* Short task: From the entries that follow, pick out all lines holding "this".

* Records supplied:
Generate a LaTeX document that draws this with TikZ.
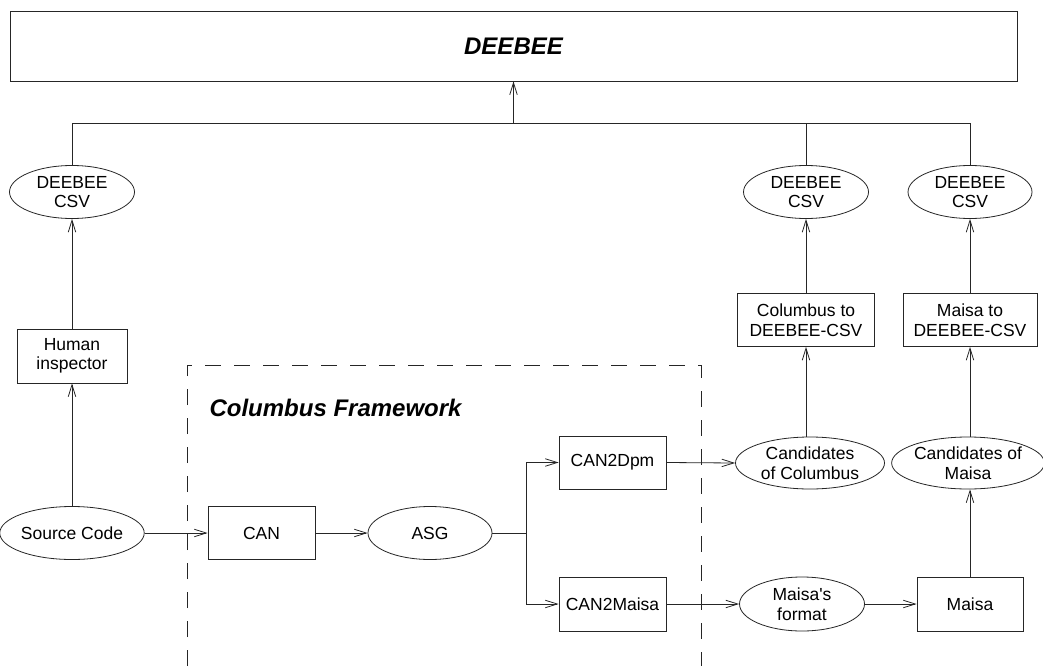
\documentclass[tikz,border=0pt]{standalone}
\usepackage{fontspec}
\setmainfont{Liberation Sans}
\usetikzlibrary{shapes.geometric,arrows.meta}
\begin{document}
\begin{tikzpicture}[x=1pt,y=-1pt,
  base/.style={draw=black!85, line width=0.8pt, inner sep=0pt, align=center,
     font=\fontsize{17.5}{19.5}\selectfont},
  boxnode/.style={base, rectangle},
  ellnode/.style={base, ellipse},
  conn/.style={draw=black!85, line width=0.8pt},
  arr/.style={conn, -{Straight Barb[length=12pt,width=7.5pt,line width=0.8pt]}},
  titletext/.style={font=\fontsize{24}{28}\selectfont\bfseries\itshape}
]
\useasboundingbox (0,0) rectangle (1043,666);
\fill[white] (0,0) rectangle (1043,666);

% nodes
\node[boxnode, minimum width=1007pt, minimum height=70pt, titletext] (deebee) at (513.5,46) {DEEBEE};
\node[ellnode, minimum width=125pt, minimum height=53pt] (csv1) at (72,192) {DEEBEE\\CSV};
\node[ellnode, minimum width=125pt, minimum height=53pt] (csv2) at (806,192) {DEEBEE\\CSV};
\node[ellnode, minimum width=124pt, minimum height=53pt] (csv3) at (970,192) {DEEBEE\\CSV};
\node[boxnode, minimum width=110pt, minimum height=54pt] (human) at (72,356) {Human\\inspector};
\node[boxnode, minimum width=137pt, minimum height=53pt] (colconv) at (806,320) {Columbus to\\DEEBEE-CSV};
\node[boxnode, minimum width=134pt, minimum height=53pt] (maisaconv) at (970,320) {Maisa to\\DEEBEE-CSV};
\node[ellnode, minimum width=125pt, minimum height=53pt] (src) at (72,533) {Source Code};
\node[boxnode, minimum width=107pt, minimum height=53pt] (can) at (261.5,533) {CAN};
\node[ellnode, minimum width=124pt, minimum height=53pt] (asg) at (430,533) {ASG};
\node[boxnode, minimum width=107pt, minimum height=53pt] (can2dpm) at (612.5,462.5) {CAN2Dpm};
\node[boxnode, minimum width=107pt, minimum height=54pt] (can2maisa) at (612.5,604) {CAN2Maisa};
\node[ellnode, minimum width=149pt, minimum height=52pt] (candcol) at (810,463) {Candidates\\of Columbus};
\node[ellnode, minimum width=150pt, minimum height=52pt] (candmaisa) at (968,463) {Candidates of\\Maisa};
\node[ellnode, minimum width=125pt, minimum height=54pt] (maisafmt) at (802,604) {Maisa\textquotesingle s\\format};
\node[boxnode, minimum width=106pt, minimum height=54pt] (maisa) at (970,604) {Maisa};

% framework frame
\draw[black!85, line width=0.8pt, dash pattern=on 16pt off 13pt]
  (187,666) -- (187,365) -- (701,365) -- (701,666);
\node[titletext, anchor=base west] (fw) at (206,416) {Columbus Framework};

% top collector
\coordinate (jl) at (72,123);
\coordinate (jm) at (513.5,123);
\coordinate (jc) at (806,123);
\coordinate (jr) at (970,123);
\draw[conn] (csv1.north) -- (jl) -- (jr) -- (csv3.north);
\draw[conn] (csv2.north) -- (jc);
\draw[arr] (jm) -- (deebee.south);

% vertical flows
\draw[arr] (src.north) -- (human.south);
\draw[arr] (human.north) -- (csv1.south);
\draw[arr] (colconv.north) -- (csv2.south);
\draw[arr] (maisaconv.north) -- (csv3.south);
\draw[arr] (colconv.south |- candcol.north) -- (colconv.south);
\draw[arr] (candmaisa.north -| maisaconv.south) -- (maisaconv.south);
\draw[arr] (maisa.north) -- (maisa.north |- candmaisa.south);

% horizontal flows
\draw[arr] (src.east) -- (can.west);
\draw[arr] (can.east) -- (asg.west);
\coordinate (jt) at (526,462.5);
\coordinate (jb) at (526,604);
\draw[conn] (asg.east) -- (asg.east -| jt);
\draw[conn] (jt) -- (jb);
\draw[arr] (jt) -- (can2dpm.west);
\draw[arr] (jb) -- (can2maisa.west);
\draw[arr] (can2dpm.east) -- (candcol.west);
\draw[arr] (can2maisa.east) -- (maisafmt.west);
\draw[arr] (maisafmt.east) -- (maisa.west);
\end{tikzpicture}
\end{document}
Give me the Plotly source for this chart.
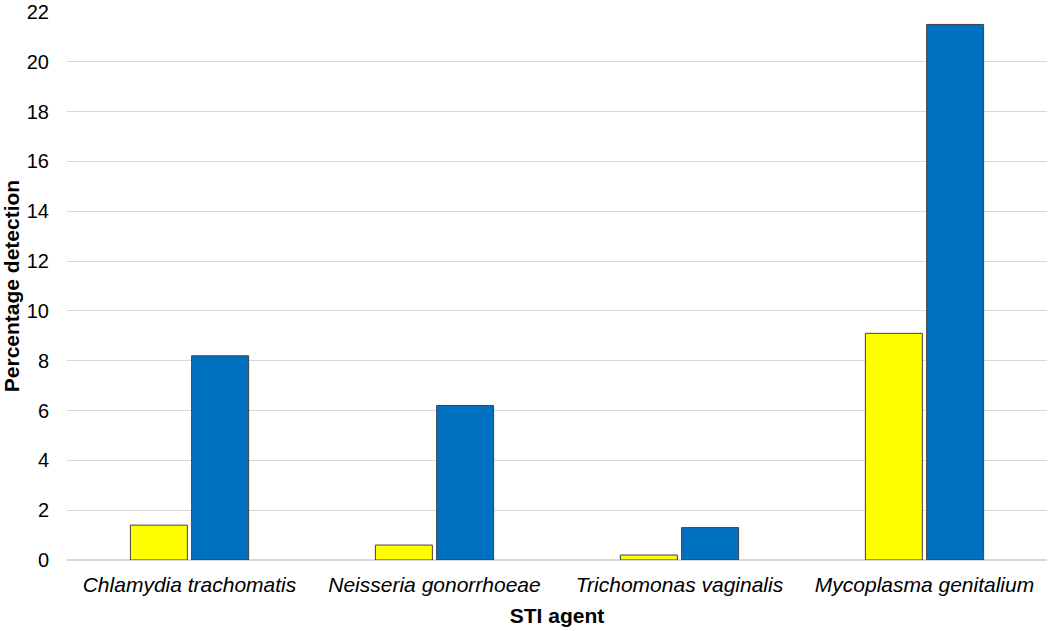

* Response to the task:
Generate a LaTeX document that draws this with TikZ.
Give me the Plotly source for this chart.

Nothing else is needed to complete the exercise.